### Task brief
Please, without the pictures, retype exactly the lines from the start of the material through the line that holds "0.37, 0.25, 0.17, 0.12, 0.09, 0.06, 0.04, 0.03, 0.02];".

### Material
|---|

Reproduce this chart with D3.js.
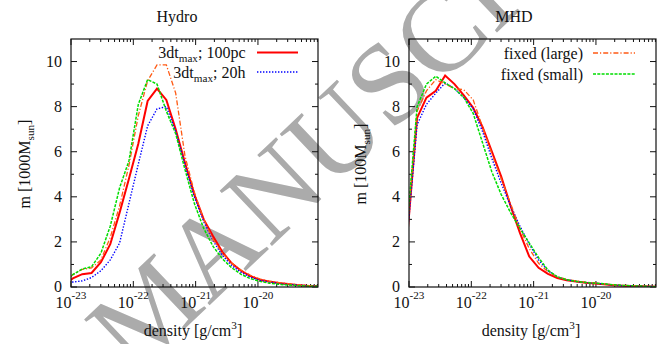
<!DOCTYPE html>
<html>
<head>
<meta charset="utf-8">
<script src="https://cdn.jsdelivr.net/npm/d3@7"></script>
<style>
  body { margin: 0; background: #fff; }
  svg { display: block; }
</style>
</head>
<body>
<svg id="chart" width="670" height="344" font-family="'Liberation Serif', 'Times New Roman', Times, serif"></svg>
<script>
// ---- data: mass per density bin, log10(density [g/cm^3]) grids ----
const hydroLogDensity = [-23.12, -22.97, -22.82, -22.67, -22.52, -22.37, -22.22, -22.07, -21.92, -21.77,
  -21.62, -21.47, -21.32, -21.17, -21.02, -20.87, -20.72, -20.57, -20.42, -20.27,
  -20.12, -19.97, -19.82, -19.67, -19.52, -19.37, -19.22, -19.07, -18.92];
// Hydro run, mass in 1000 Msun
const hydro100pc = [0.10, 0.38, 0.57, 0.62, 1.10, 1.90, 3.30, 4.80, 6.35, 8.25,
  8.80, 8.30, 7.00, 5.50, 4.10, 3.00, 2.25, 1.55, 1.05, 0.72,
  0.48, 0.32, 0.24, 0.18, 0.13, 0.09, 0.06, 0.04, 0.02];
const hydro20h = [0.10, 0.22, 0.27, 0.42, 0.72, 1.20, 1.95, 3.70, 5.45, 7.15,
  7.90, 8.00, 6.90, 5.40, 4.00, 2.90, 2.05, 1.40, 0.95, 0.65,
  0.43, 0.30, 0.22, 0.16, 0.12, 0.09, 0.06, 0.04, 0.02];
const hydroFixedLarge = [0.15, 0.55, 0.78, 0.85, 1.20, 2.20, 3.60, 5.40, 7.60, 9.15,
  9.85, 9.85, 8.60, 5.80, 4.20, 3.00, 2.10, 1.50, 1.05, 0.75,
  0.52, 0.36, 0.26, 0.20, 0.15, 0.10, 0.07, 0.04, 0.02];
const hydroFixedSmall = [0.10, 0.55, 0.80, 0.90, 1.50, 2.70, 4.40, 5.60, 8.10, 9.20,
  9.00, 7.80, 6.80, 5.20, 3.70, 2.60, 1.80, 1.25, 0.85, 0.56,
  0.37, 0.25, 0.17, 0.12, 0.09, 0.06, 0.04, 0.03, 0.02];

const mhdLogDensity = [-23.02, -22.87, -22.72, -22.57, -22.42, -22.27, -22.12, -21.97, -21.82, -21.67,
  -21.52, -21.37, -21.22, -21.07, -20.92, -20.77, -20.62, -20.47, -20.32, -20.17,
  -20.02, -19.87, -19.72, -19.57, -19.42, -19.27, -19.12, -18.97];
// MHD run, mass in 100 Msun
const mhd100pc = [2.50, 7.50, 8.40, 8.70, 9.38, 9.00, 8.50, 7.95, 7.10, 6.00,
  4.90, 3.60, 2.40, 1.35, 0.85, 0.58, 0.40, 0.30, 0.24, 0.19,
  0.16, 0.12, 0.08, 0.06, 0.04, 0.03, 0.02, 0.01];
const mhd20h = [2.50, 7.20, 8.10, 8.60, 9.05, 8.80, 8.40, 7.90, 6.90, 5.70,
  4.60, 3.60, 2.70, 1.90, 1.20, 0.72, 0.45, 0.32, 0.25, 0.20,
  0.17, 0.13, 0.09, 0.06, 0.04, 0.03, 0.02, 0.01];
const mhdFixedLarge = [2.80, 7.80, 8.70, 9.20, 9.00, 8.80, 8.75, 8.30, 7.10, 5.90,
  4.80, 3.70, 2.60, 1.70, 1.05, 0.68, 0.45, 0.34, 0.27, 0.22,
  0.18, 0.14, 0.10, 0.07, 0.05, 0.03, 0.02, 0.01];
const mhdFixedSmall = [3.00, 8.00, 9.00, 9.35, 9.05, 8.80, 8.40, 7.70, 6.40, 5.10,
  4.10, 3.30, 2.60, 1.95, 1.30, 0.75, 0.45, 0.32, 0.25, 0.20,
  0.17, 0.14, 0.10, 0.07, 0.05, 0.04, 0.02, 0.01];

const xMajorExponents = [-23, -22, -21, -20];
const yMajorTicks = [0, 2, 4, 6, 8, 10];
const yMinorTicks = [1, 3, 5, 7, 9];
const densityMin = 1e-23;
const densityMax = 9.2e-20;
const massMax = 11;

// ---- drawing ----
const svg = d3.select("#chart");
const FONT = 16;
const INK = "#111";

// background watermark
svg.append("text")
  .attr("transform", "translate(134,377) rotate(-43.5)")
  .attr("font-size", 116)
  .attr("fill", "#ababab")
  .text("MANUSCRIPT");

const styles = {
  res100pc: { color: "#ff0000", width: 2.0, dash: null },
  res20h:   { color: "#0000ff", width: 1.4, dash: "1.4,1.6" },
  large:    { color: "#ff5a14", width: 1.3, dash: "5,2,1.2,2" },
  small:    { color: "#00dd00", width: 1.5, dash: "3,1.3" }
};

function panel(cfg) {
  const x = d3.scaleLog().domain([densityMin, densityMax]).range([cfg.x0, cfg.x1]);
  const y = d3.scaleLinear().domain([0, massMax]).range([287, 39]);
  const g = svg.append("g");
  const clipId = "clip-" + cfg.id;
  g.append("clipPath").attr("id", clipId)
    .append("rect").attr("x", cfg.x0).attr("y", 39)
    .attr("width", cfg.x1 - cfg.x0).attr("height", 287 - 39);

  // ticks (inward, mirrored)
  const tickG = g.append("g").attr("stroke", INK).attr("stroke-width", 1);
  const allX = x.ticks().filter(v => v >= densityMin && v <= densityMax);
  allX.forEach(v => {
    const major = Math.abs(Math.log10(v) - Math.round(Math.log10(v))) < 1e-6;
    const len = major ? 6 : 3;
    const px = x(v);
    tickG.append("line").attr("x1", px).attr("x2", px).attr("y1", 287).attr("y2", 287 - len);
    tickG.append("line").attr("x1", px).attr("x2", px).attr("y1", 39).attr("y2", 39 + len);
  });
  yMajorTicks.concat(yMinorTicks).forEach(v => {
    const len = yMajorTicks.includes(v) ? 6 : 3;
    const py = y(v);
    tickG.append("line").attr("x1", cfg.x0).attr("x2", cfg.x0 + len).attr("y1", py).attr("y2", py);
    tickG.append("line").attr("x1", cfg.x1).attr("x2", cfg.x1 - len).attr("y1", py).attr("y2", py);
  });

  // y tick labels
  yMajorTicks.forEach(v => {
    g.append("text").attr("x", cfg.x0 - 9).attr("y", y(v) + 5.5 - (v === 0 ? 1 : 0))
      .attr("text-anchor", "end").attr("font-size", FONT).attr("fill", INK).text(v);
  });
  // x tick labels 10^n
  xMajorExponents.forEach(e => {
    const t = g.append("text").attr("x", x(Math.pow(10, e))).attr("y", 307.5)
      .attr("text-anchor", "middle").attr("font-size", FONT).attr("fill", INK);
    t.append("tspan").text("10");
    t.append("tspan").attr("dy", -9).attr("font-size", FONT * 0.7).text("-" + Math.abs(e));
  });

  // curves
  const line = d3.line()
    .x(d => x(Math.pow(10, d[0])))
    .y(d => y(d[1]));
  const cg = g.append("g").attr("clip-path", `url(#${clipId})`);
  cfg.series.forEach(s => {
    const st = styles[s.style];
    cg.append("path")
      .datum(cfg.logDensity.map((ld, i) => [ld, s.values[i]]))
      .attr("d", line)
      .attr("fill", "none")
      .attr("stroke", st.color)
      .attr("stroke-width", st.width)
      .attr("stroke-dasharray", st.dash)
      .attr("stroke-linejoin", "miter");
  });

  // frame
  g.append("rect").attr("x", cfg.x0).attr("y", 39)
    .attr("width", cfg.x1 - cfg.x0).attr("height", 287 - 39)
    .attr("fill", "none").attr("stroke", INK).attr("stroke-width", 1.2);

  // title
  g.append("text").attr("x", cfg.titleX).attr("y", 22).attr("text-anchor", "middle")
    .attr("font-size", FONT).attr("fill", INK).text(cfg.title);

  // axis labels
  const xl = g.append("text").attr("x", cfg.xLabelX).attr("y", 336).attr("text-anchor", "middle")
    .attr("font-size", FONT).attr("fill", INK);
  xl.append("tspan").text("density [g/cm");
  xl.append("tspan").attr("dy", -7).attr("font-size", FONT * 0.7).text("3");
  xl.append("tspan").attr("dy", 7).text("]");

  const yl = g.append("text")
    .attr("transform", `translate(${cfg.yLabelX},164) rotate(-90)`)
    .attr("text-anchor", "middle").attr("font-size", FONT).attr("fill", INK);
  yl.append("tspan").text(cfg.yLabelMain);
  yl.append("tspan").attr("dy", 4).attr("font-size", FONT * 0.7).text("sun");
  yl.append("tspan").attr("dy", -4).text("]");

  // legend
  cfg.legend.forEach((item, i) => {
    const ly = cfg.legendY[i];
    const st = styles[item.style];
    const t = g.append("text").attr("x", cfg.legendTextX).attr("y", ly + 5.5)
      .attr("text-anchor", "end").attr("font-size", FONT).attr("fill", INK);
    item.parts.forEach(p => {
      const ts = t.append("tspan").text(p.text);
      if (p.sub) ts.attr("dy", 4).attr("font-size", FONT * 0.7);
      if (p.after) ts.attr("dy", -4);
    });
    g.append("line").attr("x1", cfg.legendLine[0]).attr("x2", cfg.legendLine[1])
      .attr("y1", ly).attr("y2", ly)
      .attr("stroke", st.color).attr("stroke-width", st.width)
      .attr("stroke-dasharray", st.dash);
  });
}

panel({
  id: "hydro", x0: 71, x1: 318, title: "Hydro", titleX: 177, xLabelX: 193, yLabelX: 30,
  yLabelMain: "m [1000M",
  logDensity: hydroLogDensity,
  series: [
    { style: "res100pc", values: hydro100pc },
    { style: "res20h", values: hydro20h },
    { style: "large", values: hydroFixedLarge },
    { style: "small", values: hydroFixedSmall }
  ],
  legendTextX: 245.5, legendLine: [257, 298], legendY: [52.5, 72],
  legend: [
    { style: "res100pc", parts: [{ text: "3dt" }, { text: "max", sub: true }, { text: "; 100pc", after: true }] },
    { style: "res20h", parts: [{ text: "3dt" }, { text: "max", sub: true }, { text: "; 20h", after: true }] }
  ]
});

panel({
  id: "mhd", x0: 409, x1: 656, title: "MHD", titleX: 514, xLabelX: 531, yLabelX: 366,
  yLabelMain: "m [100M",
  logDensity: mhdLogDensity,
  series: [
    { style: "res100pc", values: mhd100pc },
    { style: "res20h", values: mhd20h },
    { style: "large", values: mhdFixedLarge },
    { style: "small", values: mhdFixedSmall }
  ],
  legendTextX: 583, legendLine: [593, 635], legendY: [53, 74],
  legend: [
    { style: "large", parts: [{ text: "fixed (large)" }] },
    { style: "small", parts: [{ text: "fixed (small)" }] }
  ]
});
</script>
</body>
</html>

|---|

### Response to the task
Reproduce this chart with D3.js.
<!DOCTYPE html>
<html>
<head>
<meta charset="utf-8">
<script src="https://cdn.jsdelivr.net/npm/d3@7"></script>
<style>
  body { margin: 0; background: #fff; }
  svg { display: block; }
</style>
</head>
<body>
<svg id="chart" width="670" height="344" font-family="'Liberation Serif', 'Times New Roman', Times, serif"></svg>
<script>
// ---- data: mass per density bin, log10(density [g/cm^3]) grids ----
const hydroLogDensity = [-23.12, -22.97, -22.82, -22.67, -22.52, -22.37, -22.22, -22.07, -21.92, -21.77,
  -21.62, -21.47, -21.32, -21.17, -21.02, -20.87, -20.72, -20.57, -20.42, -20.27,
  -20.12, -19.97, -19.82, -19.67, -19.52, -19.37, -19.22, -19.07, -18.92];
// Hydro run, mass in 1000 Msun
const hydro100pc = [0.10, 0.38, 0.57, 0.62, 1.10, 1.90, 3.30, 4.80, 6.35, 8.25,
  8.80, 8.30, 7.00, 5.50, 4.10, 3.00, 2.25, 1.55, 1.05, 0.72,
  0.48, 0.32, 0.24, 0.18, 0.13, 0.09, 0.06, 0.04, 0.02];
const hydro20h = [0.10, 0.22, 0.27, 0.42, 0.72, 1.20, 1.95, 3.70, 5.45, 7.15,
  7.90, 8.00, 6.90, 5.40, 4.00, 2.90, 2.05, 1.40, 0.95, 0.65,
  0.43, 0.30, 0.22, 0.16, 0.12, 0.09, 0.06, 0.04, 0.02];
const hydroFixedLarge = [0.15, 0.55, 0.78, 0.85, 1.20, 2.20, 3.60, 5.40, 7.60, 9.15,
  9.85, 9.85, 8.60, 5.80, 4.20, 3.00, 2.10, 1.50, 1.05, 0.75,
  0.52, 0.36, 0.26, 0.20, 0.15, 0.10, 0.07, 0.04, 0.02];
const hydroFixedSmall = [0.10, 0.55, 0.80, 0.90, 1.50, 2.70, 4.40, 5.60, 8.10, 9.20,
  9.00, 7.80, 6.80, 5.20, 3.70, 2.60, 1.80, 1.25, 0.85, 0.56,
  0.37, 0.25, 0.17, 0.12, 0.09, 0.06, 0.04, 0.03, 0.02];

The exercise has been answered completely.